Tides Advocacy provided multi-year seed funding, strategic support, and fiscal sponsorship to create CEJA Action. With its new funding and unlimited capacity to lobby, CEJA Action was able to hire a full-time lobbyist and put them to work.
“We had always talked about forming a 501(c)(4), but were either too scared, or didn’t know the process, or didn’t have the capacity. When this opportunity came to us, it was just so easy. It just felt like it happened overnight.”
– Strela Cervas, Statewide Organizing Director
In 2015 and 2016, CEJA Action began to have a stronger presence in Sacramento, taking positions on state measures and helping elect environmental justice champions into office. CEJA Action was a driving force behind the passage of SB 350 in 2015, which increased renewable energy goals for the state.

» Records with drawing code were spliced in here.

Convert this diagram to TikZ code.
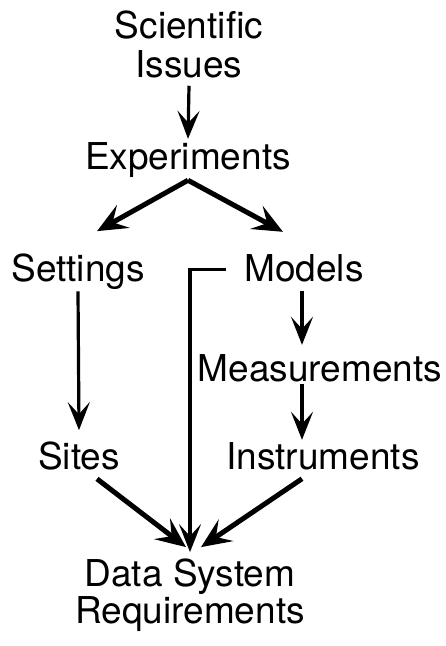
\documentclass[tikz,border=0pt]{standalone}
\usepackage{fontspec}
\setmainfont{TeX Gyre Heros}
\usetikzlibrary{arrows.meta, positioning}

\tikzset{
	box/.style = {font=\fontsize{37}{39}\selectfont, inner sep=0pt, anchor=base, align=center},
	arr/.style = {-{Stealth[length=28pt, width=22pt, inset=12pt]}, line width=3.2pt},
	fat/.style = {-{Stealth[length=30pt, width=26pt, inset=12pt]}, line width=5pt}
}

\begin{document}
\begin{tikzpicture}[x=1pt, y=1pt]

\useasboundingbox (0,0) rectangle (445,646);

% base anchor sits on the last line
\node[box]	(sci)	at (189,568)	{Scientific\\Issues};
\node[box]	(exp)	at (188,476)	{Experiments};
\node[box]	(set)	at (78,364)		{Settings};
\node[box]	(mod)	at (304,364)	{Models};
\node[box]	(meas)	at (320,264)	{Measurements};
\node[box]	(sit)	at (79,176)		{Sites};
\node[box]	(ins)	at (323,176)	{Instruments};
\node[box, font=\fontsize{37}{28}\selectfont]	(dsr)	at (190,23)	{Data System\\Requirements};

\draw[arr]	([yshift=-7pt]sci.south)	--	([yshift=4pt]exp.north);
\draw[fat]	([yshift=-2pt]exp.south)	--	([xshift=19pt,yshift=23pt]set.north);
\draw[fat]	([yshift=-2pt]exp.south)	--	([xshift=-21pt,yshift=23pt]mod.north);
\draw[arr]	([yshift=-1pt]set.south)	--	([yshift=12pt]sit.north);
\draw[arr]	([xshift=-2pt,yshift=-8pt]mod.south)	--	([xshift=-18pt,yshift=10pt]meas.north);
\draw[arr]	([xshift=-18pt,yshift=-1pt]meas.south)	--	([xshift=-21pt,yshift=3pt]ins.north);
\draw[arr]	([xshift=-18pt,yshift=-1pt]mod.west)	-|	([xshift=0pt,yshift=7pt]dsr.north);
\draw[fat]	([xshift=18pt,yshift=-8pt]sit.south)	--	([xshift=-4pt,yshift=12pt]dsr.north);
\draw[fat]	([xshift=-21pt,yshift=-8pt]ins.south)	--	([xshift=11pt,yshift=12pt]dsr.north);

\end{tikzpicture}
\end{document}
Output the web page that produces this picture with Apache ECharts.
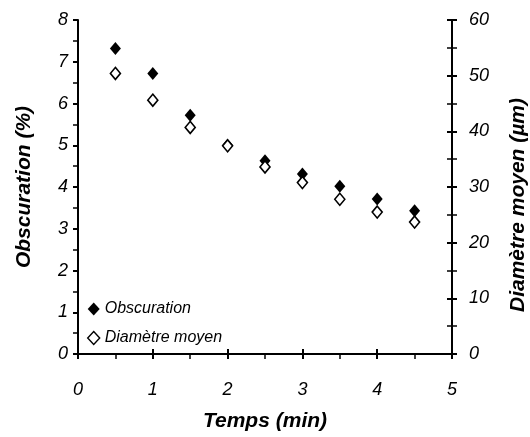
<!DOCTYPE html>
<html><head><meta charset="utf-8">
<script src="https://cdn.jsdelivr.net/npm/echarts@6/dist/echarts.min.js"></script>
<style>html,body{margin:0;padding:0;background:#fff}#c{width:530px;height:437px}</style>
</head><body><div id="c"></div>
<script>
const times = [0.5, 1, 1.5, 2, 2.5, 3, 3.5, 4, 4.5];
const obscuration = [7.32, 6.72, 5.72, 5.0, 4.63, 4.31, 4.02, 3.71, 3.43];
const diametre = [50.4, 45.6, 40.7, 37.4, 33.6, 30.8, 27.8, 25.5, 23.7];
const seriesNames = ['Obscuration', 'Diamètre moyen'];
const xTitle = 'Temps (min)';
const yLeftTitle = 'Obscuration (%)';
const yRightTitle = 'Diamètre moyen (µm)';

const font = 'Liberation Sans, Arial, sans-serif';
const lbl = {fontFamily: font, fontStyle: 'italic', fontSize: 18, color: '#000'};
const ttl = {fontFamily: font, fontStyle: 'italic', fontWeight: 'bold', fontSize: 21, color: '#000'};
const line = {show: true, onZero: false, lineStyle: {color: '#000', width: 2}};

const chart = echarts.init(document.getElementById('c'));
chart.setOption({
  animation: false,
  grid: {left: 78, right: 78, top: 20, bottom: 83, containLabel: false, outerBoundsMode: 'none'},
  legend: {
    orient: 'vertical', left: 82, top: 296, itemGap: 13, itemWidth: 12, itemHeight: 13, itemGap: 13,
    textStyle: {fontFamily: font, fontStyle: 'italic', fontSize: 16, color: '#000'},
    data: [
      {name: seriesNames[0], icon: 'diamond'},
      {name: seriesNames[1], icon: 'diamond', itemStyle: {borderWidth: 1.4}}
    ]
  },
  xAxis: [{
    type: 'value', min: 0, max: 5, interval: 1, position: 'bottom',
    axisLine: line,
    axisTick: {show: true, inside: false, length: 5, lineStyle: {color: '#000', width: 2}},
    minorTick: {show: true, splitNumber: 2, length: 5, lineStyle: {color: '#000', width: 1.5}},
    splitLine: {show: false},
    axisLabel: Object.assign({margin: 27}, lbl),
    name: xTitle, nameLocation: 'middle', nameGap: 57, nameTextStyle: ttl
  }, {
    type: 'value', min: 0, max: 5, interval: 1, position: 'bottom',
    axisLine: {show: false, onZero: false},
    axisTick: {show: true, inside: true, length: 5, lineStyle: {color: '#000', width: 2}},
    splitLine: {show: false}, axisLabel: {show: false}
  }],
  yAxis: [{
    type: 'value', min: 0, max: 8, interval: 1, position: 'left',
    axisLine: line,
    axisTick: {show: true, inside: false, length: 5, lineStyle: {color: '#000', width: 2}},
    minorTick: {show: true, splitNumber: 2, length: 5, lineStyle: {color: '#000', width: 1.5}},
    splitLine: {show: false},
    axisLabel: Object.assign({margin: 10}, lbl),
    name: yLeftTitle, nameLocation: 'middle', nameGap: 43, nameRotate: 90, nameTextStyle: ttl
  }, {
    type: 'value', min: 0, max: 60, interval: 10, position: 'right',
    axisLine: line,
    axisTick: {show: true, inside: false, length: 5, lineStyle: {color: '#000', width: 2}},
    minorTick: {show: true, splitNumber: 2, length: 5, lineStyle: {color: '#000', width: 1.5}},
    splitLine: {show: false},
    axisLabel: Object.assign({margin: 17}, lbl),
    name: yRightTitle, nameLocation: 'middle', nameGap: 56, nameRotate: 90,
    nameTextStyle: Object.assign({padding: [0, 36, 0, 0]}, ttl)
  }, {
    type: 'value', min: 0, max: 60, interval: 10, position: 'right',
    axisLine: {show: false, onZero: false},
    axisTick: {show: true, inside: true, length: 5, lineStyle: {color: '#000', width: 2}},
    minorTick: {show: true, splitNumber: 2, length: 5, lineStyle: {color: '#000', width: 1.5}},
    splitLine: {show: false}, axisLabel: {show: false}
  }],
  series: [{
    name: seriesNames[0], type: 'scatter', xAxisIndex: 0, yAxisIndex: 0,
    symbol: 'diamond', symbolSize: [11, 13],
    itemStyle: {color: '#000', opacity: 1},
    data: times.map((t, i) => [t, obscuration[i]])
  }, {
    name: seriesNames[1], type: 'scatter', xAxisIndex: 0, yAxisIndex: 1,
    symbol: 'diamond', symbolSize: [10, 12],
    itemStyle: {color: '#fff', borderColor: '#000', borderWidth: 1.6, opacity: 1},
    data: times.map((t, i) => [t, diametre[i]])
  }]
});
</script></body></html>
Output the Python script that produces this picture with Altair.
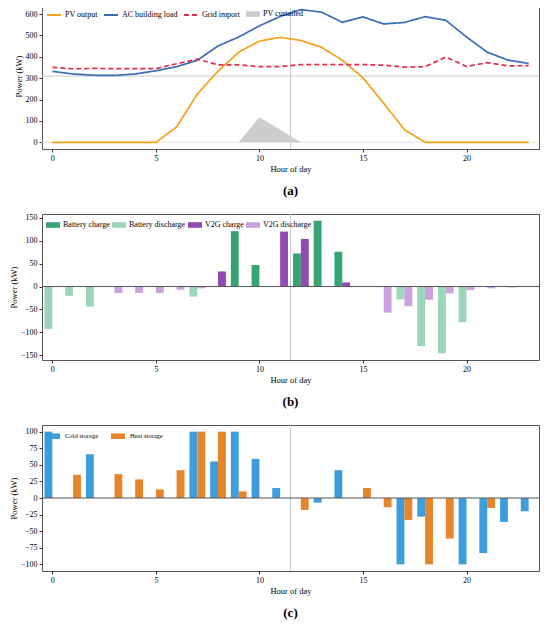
import altair as alt
import pandas as pd

# ---------------- data ----------------
hours = list(range(24))

# panel (a)
pv_output = [0, 0, 0, 0, 0, 0, 72, 226, 333, 422, 474, 491, 477, 445, 384, 302, 183, 60, 0, 0, 0, 0, 0, 0]
ac_building_load = [332, 320, 314, 313, 320, 335, 354, 384, 451, 493, 545, 589, 621, 609, 562, 587, 554, 561, 588, 571, 493, 422, 385, 369]
grid_import = [351, 344, 346, 345, 345, 345, 368, 389, 363, 363, 354, 354, 364, 364, 364, 364, 361, 352, 354, 399, 355, 373, 358, 359]
pv_curtailed = [0, 0, 0, 0, 0, 0, 0, 0, 0, 0, 118, 59, 0, 0, 0, 0, 0, 0, 0, 0, 0, 0, 0, 0]
ref_power = 310
ref_hour = 11.5

# panel (b)
battery_charge = [0, 0, 0, 0, 0, 0, 0, 0, 0, 121, 47, 0, 72, 144, 76, 0, 0, 0, 0, 0, 0, 0, 0, 0]
battery_discharge = [-93, -20, -44, 0, 0, 0, 0, -22, 0, 0, 0, 0, 0, 0, 0, 0, 0, -28, -130, -146, -78, 0, 0, 0]
v2g_charge = [0, 0, 0, 0, 0, 0, 0, 0, 33, 0, 0, 120, 104, 0, 9, 0, 0, 0, 0, 0, 0, 0, 0, 0]
v2g_discharge = [0, 0, 0, -14, -14, -14, -7, -4, 0, 0, 0, 0, 0, 0, 0, 0, -57, -43, -29, -15, -8, -4, -2, 0]

# panel (c)
cold_storage = [100, 0, 66, 0, 0, 0, 0, 100, 55, 100, 59, 15, 0, -7, 42, 0, 0, -100, -28, 0, -100, -83, -36, -20]
heat_storage = [0, 35, 0, 36, 28, 13, 42, 100, 100, 10, 0, 0, -18, 0, 0, 15, -14, -33, -100, -61, 0, -15, 0, 0]

line_series = ["PV output", "AC building load", "Grid import"]
line_colors = ["#f5a11c", "#3a6db5", "#e0304e"]
line_dashes = [[1, 0], [1, 0], [5, 3]]
curt_label = "PV curtailed"
curt_color = "#cccccc"
b_series = ["Battery charge", "Battery discharge", "V2G charge", "V2G discharge"]
b_colors = ["#2ca06c", "#93d4b6", "#8b3fb0", "#c89ddd"]
c_series = ["Cold storage", "Heat storage"]
c_colors = ["#3498db", "#e67e22"]

FONT = "Liberation Serif"
W, H = 497, 146
RECT = "M-1,-0.4L1,-0.4L1,0.4L-1,0.4Z"

# ---------------- tables ----------------
df_lines = pd.DataFrame({
    "hour": hours * 3,
    "power": pv_output + ac_building_load + grid_import,
    "series": [s for s in line_series for _ in hours],
})
df_curt = pd.DataFrame({"hour": hours, "power": pv_curtailed, "series": [curt_label] * 24})


def long_bars(series_lists, names, groups):
    rows = []
    for vals, name, grp in zip(series_lists, names, groups):
        for h, v in zip(hours, vals):
            if v != 0:
                rows.append({"hour": h, "power": v, "series": name, "side": grp})
    return pd.DataFrame(rows)


df_b = long_bars([battery_charge, battery_discharge, v2g_charge, v2g_discharge], b_series,
                 ["left", "left", "right", "right"])
df_c = long_bars([cold_storage, heat_storage], c_series, ["left", "right"])

df_vref = pd.DataFrame({"hour": [ref_hour]})
df_zero = pd.DataFrame({"power": [0]})
df_href = pd.DataFrame({"power": [ref_power]})

# ---------------- shared encodings ----------------
xscale = alt.Scale(domain=[-0.5, 23.5], nice=False, zero=False)
xaxis = alt.Axis(title="Hour of day", values=[0, 5, 10, 15, 20])


def yaxis(vals):
    return alt.Axis(title="Power (kW)", values=vals)


def caption(t):
    return alt.TitleParams(t, orient="bottom", anchor="middle", font=FONT, fontSize=13,
                           fontWeight="bold", offset=12, color="black")


# ---------------- panel (a) ----------------
ya = alt.Scale(domain=[-31, 652], nice=False, zero=False)
ya_axis = yaxis([0, 100, 200, 300, 400, 500, 600])
X = alt.X("hour:Q", scale=xscale, axis=xaxis)
Ya = alt.Y("power:Q", scale=ya, axis=ya_axis)

vline_a = alt.Chart(df_vref).mark_rule(color="#cccccc", strokeWidth=1).encode(x=X)
hline_a = alt.Chart(df_href).mark_rule(color="#cccccc", strokeWidth=1).encode(y=Ya)
zero_a = alt.Chart(df_zero).mark_rule(color="#e4e4e4", strokeWidth=1).encode(y=Ya)

area_a = alt.Chart(df_curt).mark_area(opacity=1).encode(
    x=X, y=Ya,
    fill=alt.Fill("series:N", scale=alt.Scale(domain=[curt_label], range=[curt_color]),
                  legend=alt.Legend(title=None, orient="none", legendX=204, legendY=4,
                                    padding=0, symbolType=RECT, symbolSize=196,
                                    symbolStrokeWidth=0, labelFont=FONT, labelFontSize=8,
                                    labelOffset=3)),
)

leg_a = alt.Legend(
    title=None, orient="top-left", direction="horizontal", offset=4, padding=0,
    symbolType="stroke", symbolSize=196, symbolStrokeWidth=2,
    labelFont=FONT, labelFontSize=8, labelOffset=3, columnPadding=2,
)
lines_a = alt.Chart(df_lines).mark_line(strokeWidth=1.7).encode(
    x=X, y=Ya,
    stroke=alt.Stroke("series:N", scale=alt.Scale(domain=line_series, range=line_colors),
                      sort=line_series, legend=leg_a),
    strokeDash=alt.StrokeDash("series:N", scale=alt.Scale(domain=line_series, range=line_dashes),
                              sort=line_series, legend=leg_a),
)

panel_a = alt.layer(vline_a, hline_a, zero_a, area_a, lines_a).properties(
    width=W, height=H, title=caption("(a)"))


# ---------------- bar panels ----------------
def bar_panel(df, names, colors, ydomain, yvals, legend, cap):
    ys = alt.Scale(domain=ydomain, nice=False, zero=False)
    Y = alt.Y("power:Q", scale=ys, axis=yaxis(yvals))
    vline = alt.Chart(df_vref).mark_rule(color="#cccccc", strokeWidth=1).encode(x=X)
    bars = alt.Chart(df).transform_calculate(
        off="datum.side === 'left' ? -0.19 : 0.19"
    ).transform_calculate(
        x0="datum.hour + datum.off - 0.19", x1="datum.hour + datum.off + 0.19"
    ).mark_bar(opacity=0.95).encode(
        x=alt.X("x0:Q", scale=xscale, axis=xaxis),
        x2="x1:Q",
        y=Y,
        y2=alt.Y2Datum(0),
        color=alt.Color("series:N", scale=alt.Scale(domain=names, range=colors),
                        sort=names, legend=legend),
    )
    zero = alt.Chart(df_zero).mark_rule(color="#555555", strokeWidth=1).encode(y=Y)
    return alt.layer(vline, bars, zero).properties(width=W, height=H, title=caption(cap))


leg_b = alt.Legend(title=None, orient="top-left", direction="horizontal", offset=4, padding=0,
                   symbolType=RECT, symbolSize=196, symbolStrokeWidth=0, labelFont=FONT,
                   labelFontSize=8, labelOffset=3, columnPadding=2)
panel_b = bar_panel(df_b, b_series, b_colors, [-160.5, 158.5], [-150, -100, -50, 0, 50, 100, 150],
                    leg_b, "(b)")

leg_c = alt.Legend(title=None, orient="top-left", direction="horizontal", offset=4, padding=0,
                   symbolType=RECT, symbolSize=196, symbolStrokeWidth=0, labelFont=FONT,
                   labelFontSize=6.5, labelOffset=5, columnPadding=12)
panel_c = bar_panel(df_c, c_series, c_colors, [-110, 110],
                    [-100, -75, -50, -25, 0, 25, 50, 75, 100], leg_c, "(c)")

chart = alt.vconcat(panel_a, panel_b, panel_c, spacing=15).resolve_scale(
    color="independent", fill="independent", stroke="independent",
    strokeDash="independent", y="independent"
).resolve_legend(
    color="independent", fill="independent", stroke="independent",
    strokeDash="independent"
).properties(
    padding={"left": 0, "top": -6, "right": 0, "bottom": 0}
).configure_axis(
    grid=False, domain=False, tickSize=3, tickColor="#333333", tickWidth=1,
    labelFont=FONT, labelFontSize=8, labelColor="black", labelPadding=2,
    titleFont=FONT, titleFontSize=8.5, titleFontWeight="normal", titleColor="black",
    titlePadding=2,
).configure_view(
    stroke="#555555", strokeWidth=1
).configure_legend(
    labelColor="black"
)

chart.save("out.html", embed_options={"renderer": "svg", "actions": False})
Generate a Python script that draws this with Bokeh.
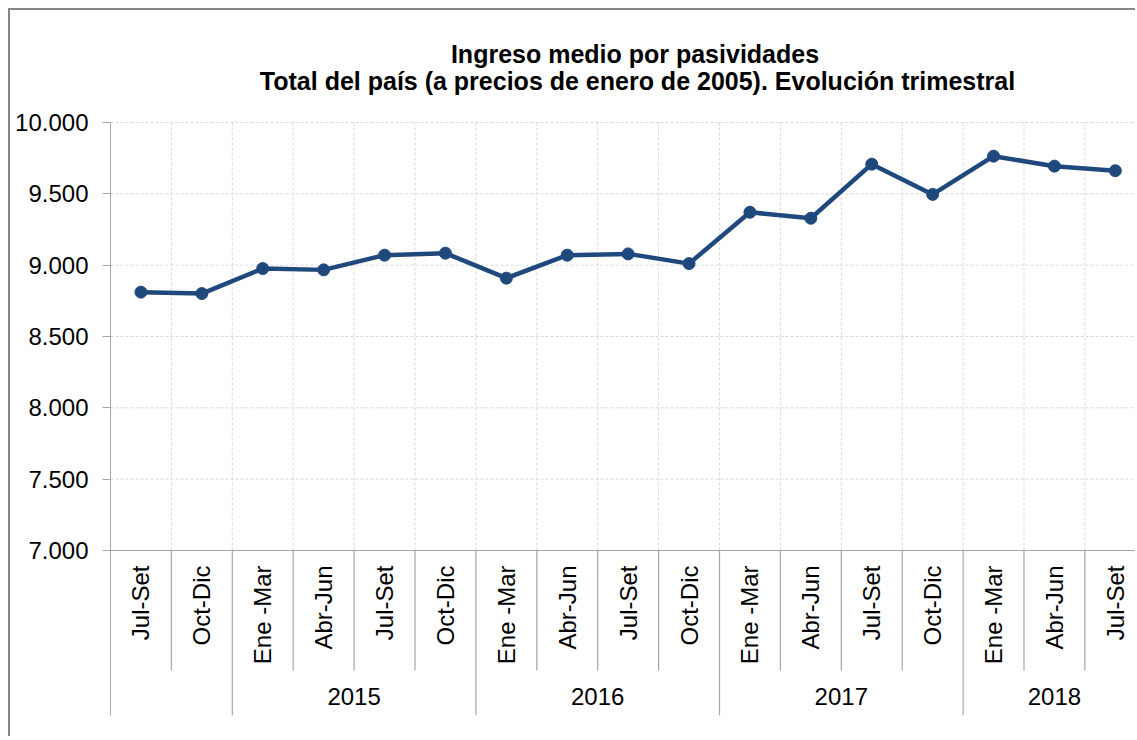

Tides Advocacy goes beyond the fiscal sponsor role for CEJA Action and its member groups. From providing ongoing funding to strategic advising, we unleash their power to take on new challenges. “Tides has been absolutely critical to our advocacy work,” remarked CEJA Action Executive Director Gladys Limon.
CEJA Action receives regular compliance guidance and operational support from Tides Advocacy Senior Strategic Advisor Andrea Granda, and also receives briefings and electoral strategy advice from Political Program Manager Ben Malley.
In early 2018, Tides Advocacy partnered with CEJA Action to spearhead a campaign to stop Prop 70, which would have “undermined climate investments that are improving health, cleaning the air, and fighting climate change.” The proposition was defeated with 63% of California voters opposed.
“We couldn’t have pursued the campaign without Tides Advocacy and its expertise.”
– Gladys Limon, Executive Director
The impact of their work is palpable. There has been a shift in the discourse where advocates, lawmakers, and stakeholders now not only understand the concept of environmental justice, but also understand that communities of color must be centered in state policymaking. CEJA Action has even recently developed a toolkit for municipalities, planners, advocates, and community members for incorporating environmental justice into their local and general plans.
“We’re in a very different position than we were four or five years ago. The first bill we tried to run got killed. Nobody was paying attention to environmental justice. Nobody cared who we were. The situation is very different now.”
– Strela Cervas
Our partnership is built and sustained on mutual trust, collaboration, and a shared commitment to the goal of environmental justice. It is just one example of how we go “all in” to build political power with those impacted by injustice.
“Tides Advocacy’s nurturing and contributions are so important for the California EJ movement.”